The term "post-secular theology" is debated. Many theologians today think that Christian theology in modernity made a huge mistake in accepting to interpret the faith within the conditions of modernity (and this also apply to fundamentalist anti-reactions). But what it means to not accept the modern secularization is however disputed. I myself am influenced by two partly different perspectives: on the one hand John H Yoder's Anabaptist diaspora theology (which has made a great impact on such well-known theologians as Stanley Hauerwas) and on the other hand that "movement" labeled Radical Orthodoxy where you find theologians such as John Milbank and William Cavanaugh. But nevertheless, I think that the term is useful for several reasons and may open up for some interesting perspectives.
A post-secular theology doesn't see the idea of "the secular" as a neutral posture, but as an alternative (salvation) story which modernity, and maybe also post-modernity, convey. To speak about a secular sphere (e.g. the nation state) and a secular reason free form supposed religious influence is a confessional position. The secular modernity (the growth of which is a very complex phenomena, see e.g. Charles Taylor's A Secular Age or Talal Asad's Formations of the Secular) is in other words not a-religious, but deeply religious in its own way. From a Christian point of view it could - maybe a little provocatively - be described as a heresy and as a parody or travesty on the church and the gospel.
A post-secular theology doesn't recognize the split between secular and religious, and therefore neither (at least not in the way it has commonly been seen) between public and private (cf. the talk about religion as private), politics and religion, reason and faith, science and authority, facts and values.
A post-secular theology can be described as non-apologetic. It doesn't try to speak with our age by trying to show that there is a correlation between the gospel and certain cultural values (at least not in a systematic way), but rather to let the gospel in an attentive mode interpret and confront these values (you read the world into the gospel rather than reading the gospel into the world). A post-secular theology doesn't try to make the faith or the revelation reasonable or relevant in terms of something (supposed to be) universal. (In this sense I see Christian fundamentalism and evangelicalism - in their apologetic eagerness - to often be but a mirror of modernity!).
As I see it, a post-secular theology takes time (tradition, history, and the particular) seriously, in contrast to modernity which usually tries to go beyond time in its search for universal and a-historical principles and truths. This form of modernism you can see, for instance, in the way liberal theology reduce faith to universal moral principles, or in the fear of tradition which you can find in some versions of fundamentalism, or in such common phrases as "I believe in Jesus, but not in the church" or "don't let the tradition distort the radical message of Jesus in the gospels" or "Christian faith is simply about love – 'all you need is love'".
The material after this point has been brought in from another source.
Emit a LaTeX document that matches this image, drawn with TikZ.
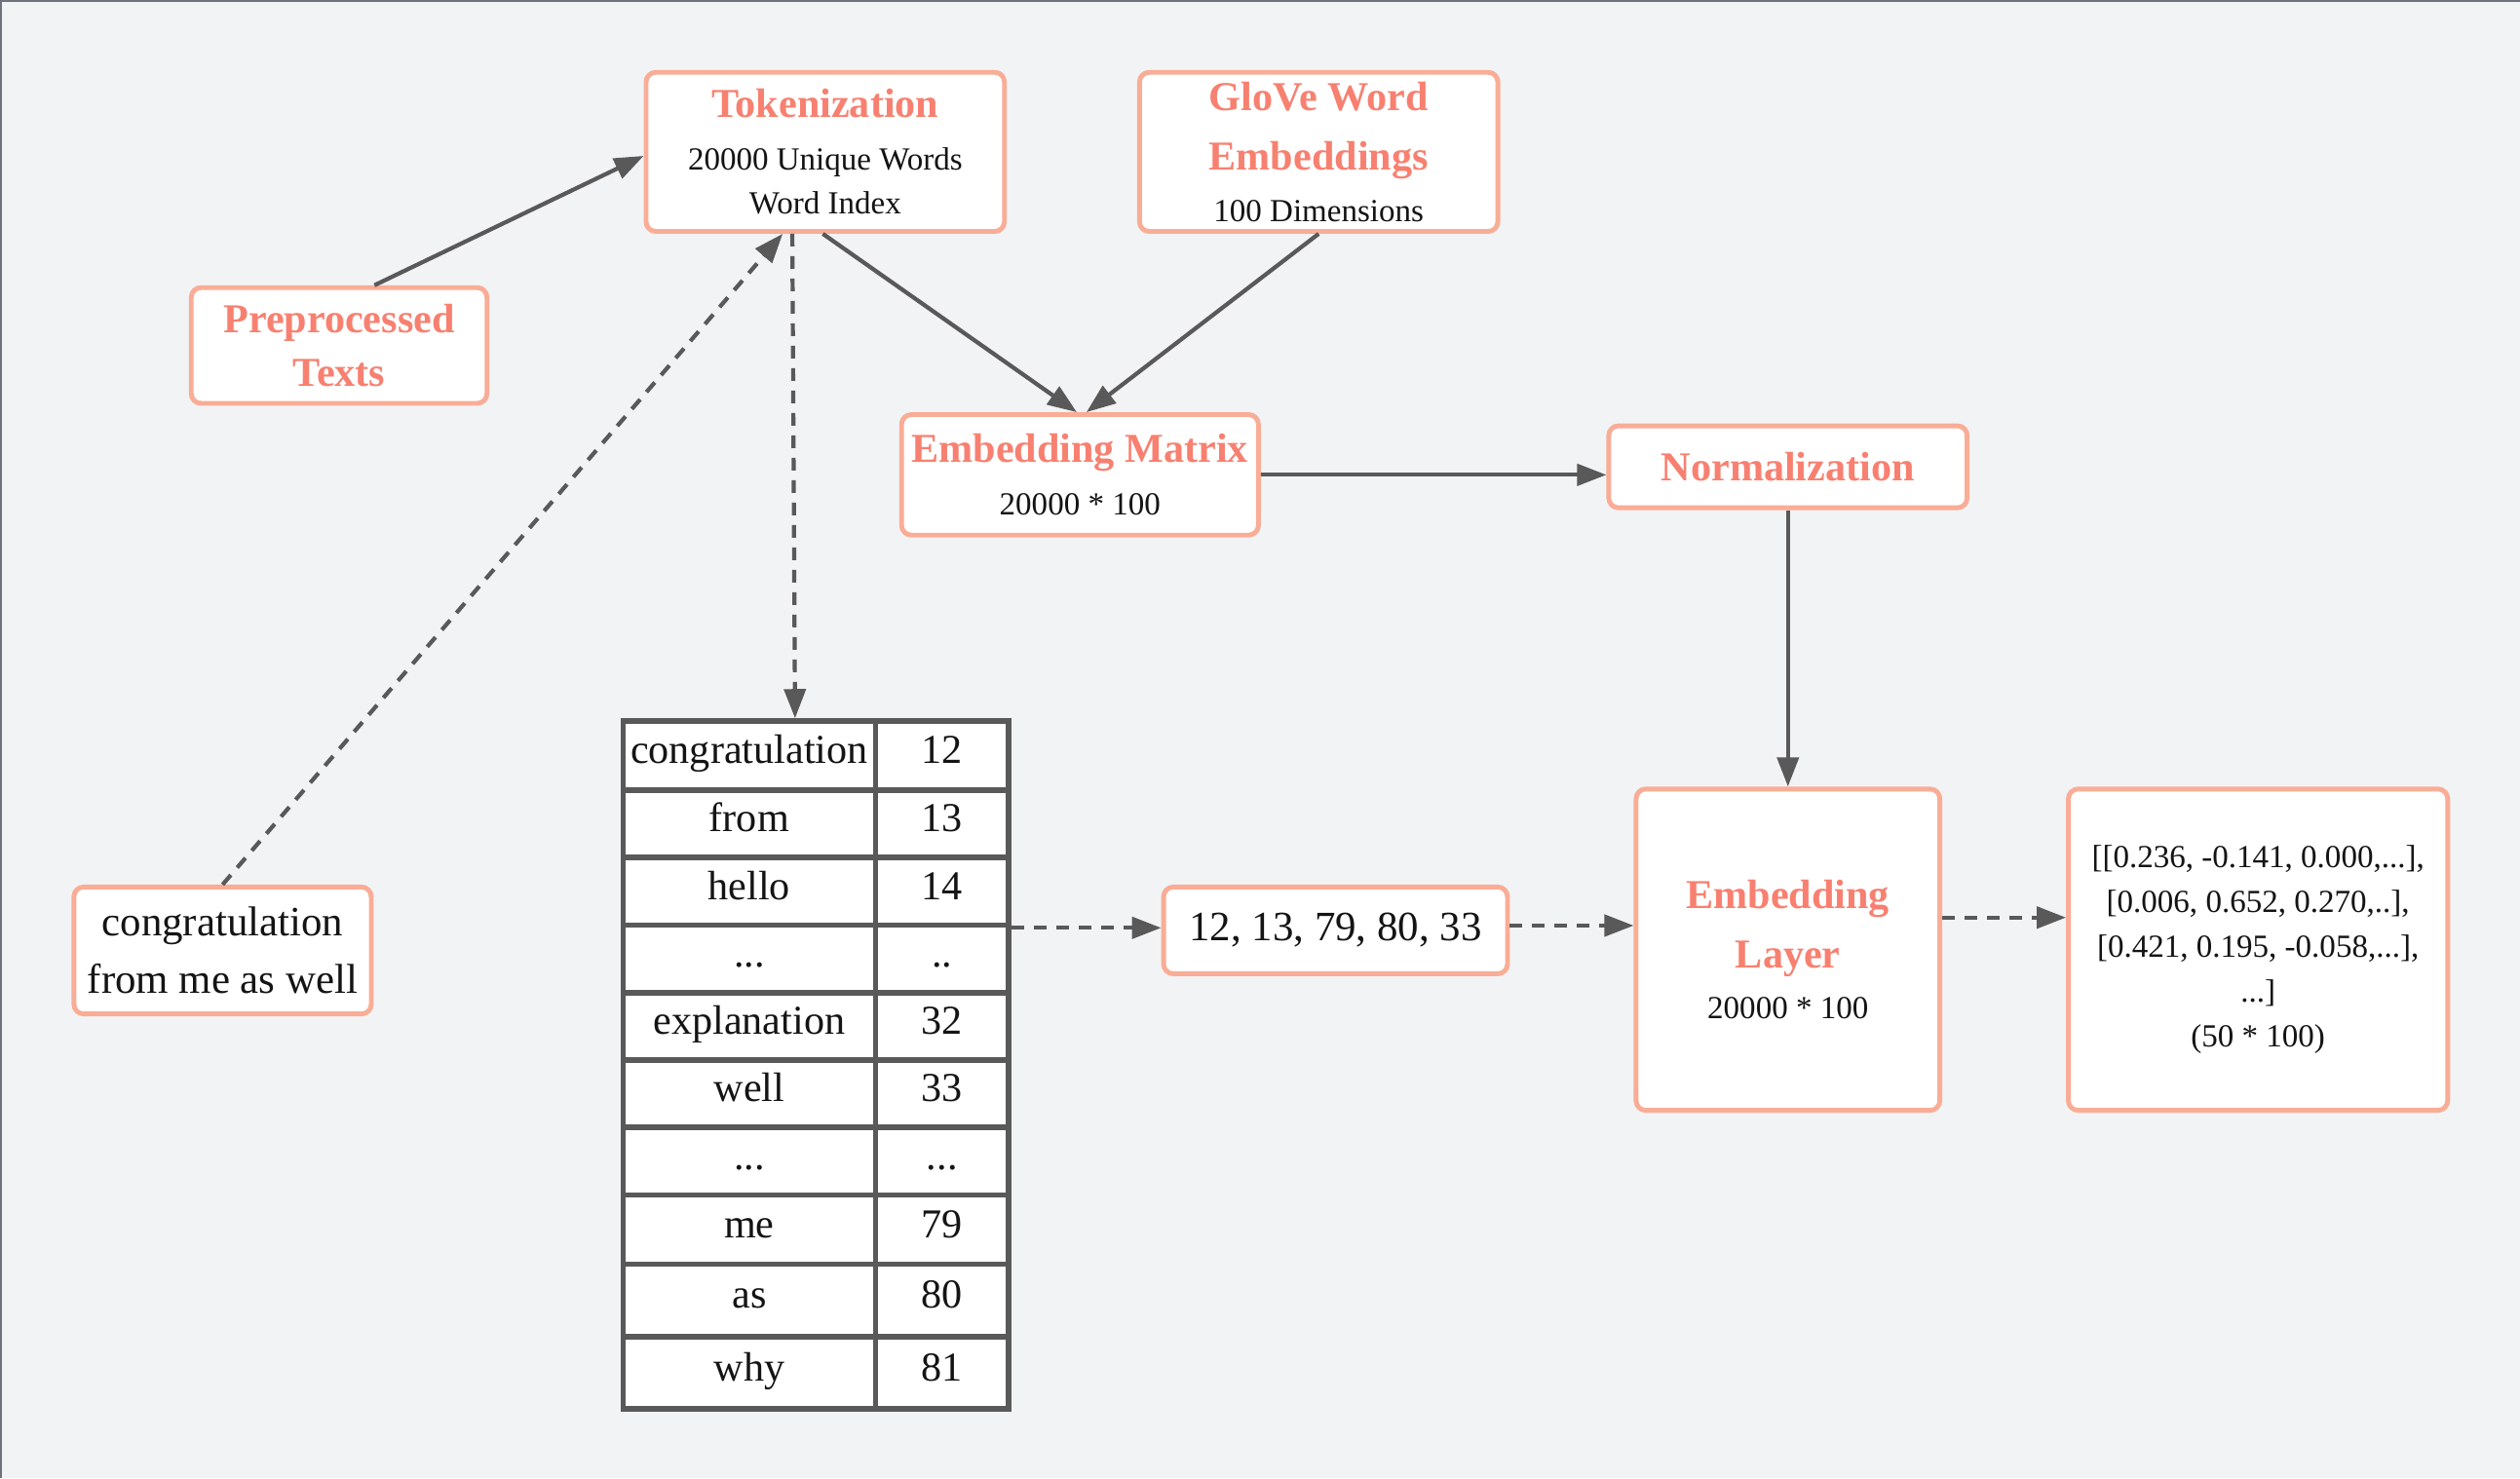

A post-secular theology also takes, from my perspective, space (the bodily nature of faith) seriously, in contrast to the tendency of modernity to reduce man to a "thinking thing" (Descartes). Such splits as those between body and soul, social/political/economical and spiritual, liturgy and freedom are extremely problematic. In other words: a post-secular theology doesn't accept modernity's individualization of faith. Because this individualization has led to a spiritualization of Christian faith (and religion in general) that has driven it to a non-bodily sphere and so it has lost its meaning for those things that fill most of our lives: material, social, political, and economical realities. Christian faith is something we can "touch", not just think about or feel in our hearts. When you in the name of modernity choose "non-religion" the opposite to spiritualization can also happen: only body is left, a "flat body" without depth. But from a post-secular perspective body and spirit belong together.
From my post-secular viewpoint I can't see the role of the church to be living in the margin that modernity and the nation state has provided. But at the same time I don't see it as a problem if the church is a minority or so to speak lives in "exile" or in "diaspora". On the contrary, it is maybe a necessary posture. Anyway, the social theology and practice of the church is not a part of the modern state project (with its talk about politics as pure statecraft), but is something which has its basis in the life of the church itself. The church doesn't just have certain values which may have political consequences, but the church is its own politics, its own sociology. The (first) task of the church is not to get the state to act in a more "Christian" way. Its first task is - with Jesus Christ as Lord - to be church, to see itself and its own social life as a social "project" which claims the whole existence and which is a part of God's mission in the world. As such the church can be "an alternative society and a positive counter-culture".